Palm oil, the most widely consumed vegetable oil on the planet, can be found in around half of the products on supermarket shelves—from doughnuts to cosmetics to toothpaste.

But the popular cooking oil’s source, giant palm tree plantations in tropical climates, can be a nightmare for the environment, with palms replacing millions of acres of rainforests in Southeast Asia and Africa. That deforestation is having a devastating impact on endangered species such as Sumatran orangutans and tigers, which rely on the forests for survival, according to the World Wildlife Fund.

The number of plantations in Southeast Asia has tripled in the past decade. That’s because palm oil has a rare combination of useful properties: It stays solid at room temperature like butter does, but has no saturated fat, and unlike the partially hydrogenated oils that replaced butter in many processed foods, it has no trans fats.

Sustainable alternatives to the versatile lipid have been hard to come by, but scientists believe winemakers in South Africa could have the answer. Researchers at the University of Bath in the United Kingdom have been able to turn a type of oily yeast used in wine production into a palm oil alternative.

The yeast, Metschnikowia pulcherrima, can yield up to 20 grams per liter of oil, giving it a lipid profile similar to that of palm oil, The Guardian reported.
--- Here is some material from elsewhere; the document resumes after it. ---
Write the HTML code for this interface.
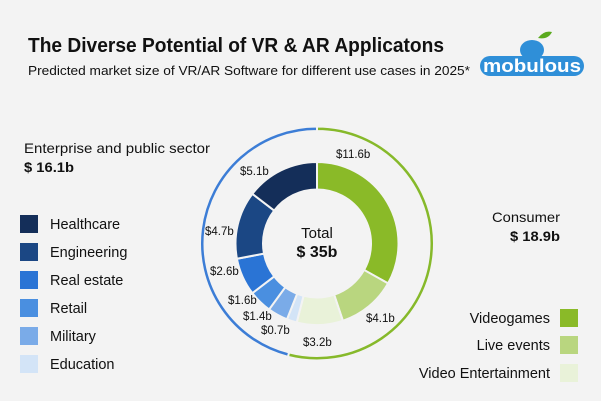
<!DOCTYPE html>
<html><head><meta charset="utf-8"><style>
html,body{margin:0;padding:0;background:#f3f3f3;}
svg{display:block;font-family:"Liberation Sans",sans-serif;}
</style></head><body>
<svg id="s" width="601" height="401" viewBox="0 0 601 401">
<rect width="601" height="401" fill="#f3f3f3"/>
<text x="28" y="52" font-size="20" font-weight="bold" fill="#111" textLength="416" lengthAdjust="spacingAndGlyphs">The Diverse Potential of VR &amp; AR Applicatons</text>
<text x="28" y="75" font-size="13" fill="#111" textLength="442" lengthAdjust="spacingAndGlyphs">Predicted market size of VR/AR Software for different use cases in 2025*</text>
<g>
<ellipse cx="532" cy="50" rx="12" ry="10" fill="#2f8fd8"/>
<path d="M538 38 q6 -8 14 -6 q-4 8 -14 6z" fill="#5aaa1e"/>
<rect x="480" y="56" width="104" height="20" rx="10" fill="#2f8fd8"/>
<text x="532" y="72" font-size="18" font-weight="bold" fill="#fff" text-anchor="middle" textLength="98" lengthAdjust="spacingAndGlyphs">mobulous</text>
</g>
<g id="donut"></g>
<text x="317" y="238" font-size="15" text-anchor="middle" fill="#111">Total</text>
<text x="317" y="257" font-size="16" font-weight="bold" text-anchor="middle" fill="#111">$ 35b</text>
<g font-size="11.5" fill="#111">
<text x="336" y="158">$11.6b</text>
<text x="240" y="175">$5.1b</text>
<text x="205" y="235">$4.7b</text>
<text x="210" y="275">$2.6b</text>
<text x="228" y="304">$1.6b</text>
<text x="243" y="320">$1.4b</text>
<text x="261" y="334">$0.7b</text>
<text x="303" y="346">$3.2b</text>
<text x="366" y="322">$4.1b</text>
</g>
<g font-size="14" fill="#111">
<text x="24" y="153" textLength="186" lengthAdjust="spacingAndGlyphs">Enterprise and public sector</text>
<text x="24" y="172" font-weight="bold" textLength="50" lengthAdjust="spacingAndGlyphs">$ 16.1b</text>
<text x="492" y="222" textLength="68" lengthAdjust="spacingAndGlyphs">Consumer</text>
<text x="510" y="241" font-weight="bold" textLength="50" lengthAdjust="spacingAndGlyphs">$ 18.9b</text>
</g>
<g font-size="14.5" fill="#111">
<rect x="20" y="215" width="18" height="18" fill="#142e59"/><text x="50" y="229">Healthcare</text>
<rect x="20" y="243" width="18" height="18" fill="#1b4784"/><text x="50" y="257">Engineering</text>
<rect x="20" y="271" width="18" height="18" fill="#2a74d5"/><text x="50" y="285">Real estate</text>
<rect x="20" y="299" width="18" height="18" fill="#4a8fe0"/><text x="50" y="313">Retail</text>
<rect x="20" y="327" width="18" height="18" fill="#7aabe8"/><text x="50" y="341">Military</text>
<rect x="20" y="355" width="18" height="18" fill="#d3e4f7"/><text x="50" y="369">Education</text>
<rect x="560" y="309" width="18" height="18" fill="#8aba28"/><text x="550" y="323" text-anchor="end">Videogames</text>
<rect x="560" y="336" width="18" height="18" fill="#b9d67f"/><text x="550" y="350" text-anchor="end">Live events</text>
<rect x="560" y="364" width="18" height="18" fill="#e9f2d9"/><text x="550" y="378" text-anchor="end">Video Entertainment</text>
</g>
</svg>
<script>
(function(){
var cx=317,cy=243.5,R=81.5,r=54,ns="http://www.w3.org/2000/svg",g=document.getElementById("donut");
function pt(a,rad){return [cx+rad*Math.sin(a),cy-rad*Math.cos(a)];}
function seg(a0,a1,R,r,col){
 var p1=pt(a0,R),p2=pt(a1,R),p3=pt(a1,r),p4=pt(a0,r),l=(a1-a0)>Math.PI?1:0;
 var d="M"+p1+" A"+R+","+R+" 0 "+l+" 1 "+p2+" L"+p3+" A"+r+","+r+" 0 "+l+" 0 "+p4+"Z";
 var e=document.createElementNS(ns,"path");e.setAttribute("d",d);e.setAttribute("fill",col);
 e.setAttribute("stroke","#f3f3f3");e.setAttribute("stroke-width","2");g.appendChild(e);}
var data=[[11.6,"#8aba28"],[4.1,"#b9d67f"],[3.2,"#e9f2d9"],[0.7,"#d3e4f7"],[1.4,"#7aabe8"],[1.6,"#4a8fe0"],[2.6,"#2a74d5"],[4.7,"#1b4784"],[5.1,"#142e59"]];
var a=0;data.forEach(function(d){var b=a+d[0]/35*2*Math.PI;seg(a,b,R,r,d[1]);a=b;});
var A=18.9/35*2*Math.PI;
seg(0,A,117,112.5,"#86b92a");seg(A,2*Math.PI,117,112.5,"#3c7dd6");
})();
</script>
</body></html>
The yeast can thrive on rapeseed (canola), straw, and even food waste to produce the oil.

The yeast would need between 10 to 100 times less land to produce a similar quantity of oil, Chris Chuck, research fellow at Bath told The Guardian.

“Irrespective of what you are putting in at the start, whether it’s rapeseed, straw, or waste food, M. pulcherrima can use the sugars in it and grow on it,” Chuck said.

While the discovery is a good start, scientists must overcome some hurdles before the yeast is a commercially viable alternative to palm oil. The first is scaling up production to bring down costs. Palm oil sells for between $800 and $900 per metric ton, but the cheapest yeast-derived oil carries a production cost of around $1,200 per metric ton.

The scientists said they think they can make yeast-derived oil competitive with palm oil in three years.

“Technologies [that] can produce usable oil from waste and so don’t compete for dedicated farmland look much more promising, and this work appears to bring one of those technologies closer to reality,” Doug Parr, chief scientist at Greenpeace U.K., told The Guardian.